There is another challenge. In addition to changing weather patterns, the basin has also lost about 30 percent of its water storage capacity over the last decade due to city growth. So part of project focuses on demonstrating how restoring lakes and wetlands that act as natural retention areas for sudden deluges could further increase the city’s resilience to today’s floods and tomorrow’s unpredictable climate changes

Wetlands, in particular, are a promising green investment because they act as natural water treatment plants and help lower local temperatures, reducing the need for air conditioning.

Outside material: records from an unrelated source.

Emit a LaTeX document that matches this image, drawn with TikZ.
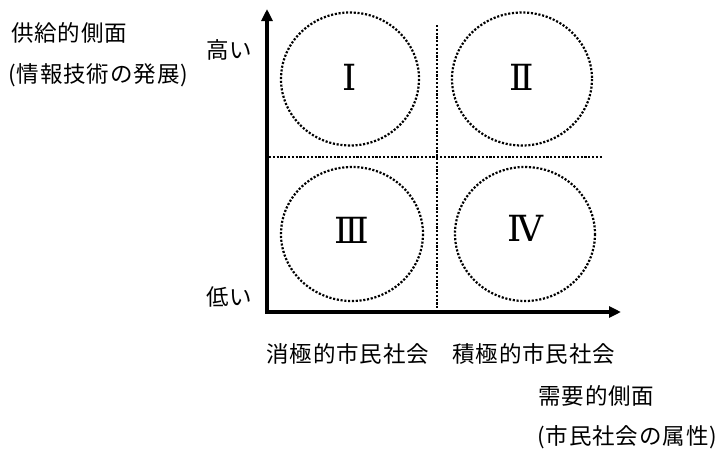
\documentclass[tikz,border=0pt]{standalone}
\usepackage{fontspec}
\newfontfamily\jp[LetterSpace=4]{Noto Sans CJK JP}
\newfontfamily\rom{DejaVu Serif}
\usetikzlibrary{arrows.meta}
\begin{document}
\begin{tikzpicture}[x=1pt,y=-1pt,
  lbl/.style={font=\jp\fontsize{22.5}{26}\selectfont, inner sep=0pt, anchor=west},
  num/.style={font=\rom\fontsize{36}{40}\selectfont, inner sep=0pt},
  axis/.style={line width=3.2pt, -{Triangle[length=12pt,width=11pt]}},
  dotline/.style={line width=2.2pt, dash pattern=on 2.1pt off 1.7pt},
  zone/.style={line width=2.2pt, dash pattern=on 2.1pt off 1.7pt}]
\useasboundingbox (0,0) rectangle (724,450);
\coordinate (Ytop) at (267,9);
\coordinate (Xend) at (621,312);
\draw[axis] (267,313.6) -- (Ytop);
\draw[axis] (265.4,312) -- (Xend);
\coordinate (V1) at (437,25);
\coordinate (V2) at (437,309);
\coordinate (H1) at (269,157);
\coordinate (H2) at (603,157);
\draw[dotline] (V1) -- (V2);
\draw[dotline] (H1) -- (H2);
\draw[zone] (350,79) ellipse [x radius=69, y radius=66.5];
\draw[zone] (522,79) ellipse [x radius=70, y radius=66.5];
\draw[zone] (352,234) ellipse [x radius=71, y radius=67];
\draw[zone] (525,234) ellipse [x radius=70, y radius=67];
\node[num] (n1) at (350,77) {Ⅰ};
\node[num] (n2) at (522,77) {Ⅱ};
\node[num] (n3) at (352,230) {Ⅲ};
\node[num] (n4) at (525,228) {Ⅳ};
\node[lbl] (s1) at (11,33) {供給的側面};
\node[lbl] (s2) at (8,75) {(情報技術の発展)};
\node[lbl] (hi) at (206,50) {高い};
\node[lbl] (lo) at (206,297) {低い};
\node[lbl] (neg) at (266,354) {消極的市民社会};
\node[lbl] (pos) at (452,354) {積極的市民社会};
\node[lbl] (d1) at (538,396) {需要的側面};
\node[lbl] (d2) at (537,437) {(市民社会の属性)};
\end{tikzpicture}
\end{document}
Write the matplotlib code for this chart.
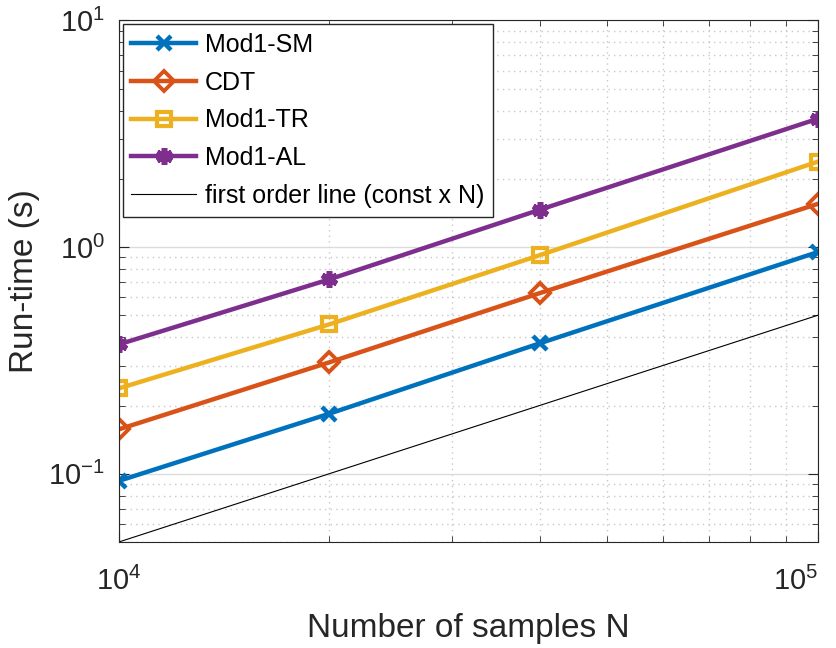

They can also become valuable recreation resources for local residents and for tourists, who are an increasingly important source of Sri Lanka’s foreign exchange earnings.

One way to think about the project is to divide the Colombo catchment area into three sections. In the upper part of the area, the project’s goal is to improve the network’s ability to divert excess water into the basin’s river.

In the catchment’s mid-section, the idea is to retain excess water in wetlands and lakes, to prevent it from advancing any further and overwhelming the lower network.

In the lower part of the catchment area, the goal is to flush water through the system as quickly as possible by improving Colombo’s outfalls to the sea and Kelani River through tunnels and pumping stations. .

The project allocates $28 million to improve the micro-drainage system which funnel water into much larger canals that discharge into the sea within the area administered by the Colombo Municipal Council, focusing on 15 priority hot-spots that are particularly prone to floods.,

A further $14 million is earmarked to improve drainage management. This includes buying machinery to stop canals getting clogged up with rubbish and financing a pilot water-taxi system – an appealing public transport option in a city that suffers serious congestion.

The program provides $11 million to complement flood-reduction measures around Beira Lake Linear Park and the rich wetlands of the Beddagana Park, near to the Parliament.

At Beira Lake, public access to the lake front will be assured  by building bank-protection walls and constructing a 4 km long promenade that incorporates footbridges and playgrounds for kids. Money is also set aside to restore the lake’s historic McCallum Lock Gates, part of the city’s cultural heritage, which will become a museum presenting the history of canals and waterways in Colombo..

At Baddagana Park, the goal is to demonstrate how to protect this wetlands sanctuary of 32 hectares from further encroachment from the growing city, preserving it as a flood-retention area and developing it as a recreational resource by establishing nature trails, bird-watching hides and a jogging trail.

The project also invests $50 million in urban development and infrastructure. The main goal of these measures is to build on-the-job capacity among municipalities in the Colombo metro area to work better together in operating and maintaining public infrastructure. The investments, which are designed to foster a sense of ownership among the local authorities, include improvements to street drainage, purchasing equipment to bolster the trash collection capacity, and landscaping selected municipal parks to demonstrate how they could also double up as wetlands used for flood-retention.

Some of this money will be used for specific urban improvements projects, including upgrading the Town Hall Square, through which 60,000 people pass every day, and the nearby Vihara Maha Devi park and several other parks. In addition, overhead foot-bridges bridges will be built at key intersections, 11 km of sidewalks will be upgrade, 10 km or roads will be repaved, street lighting will be fixed on 10 streets and public toilets will be upgraded in 14 locations.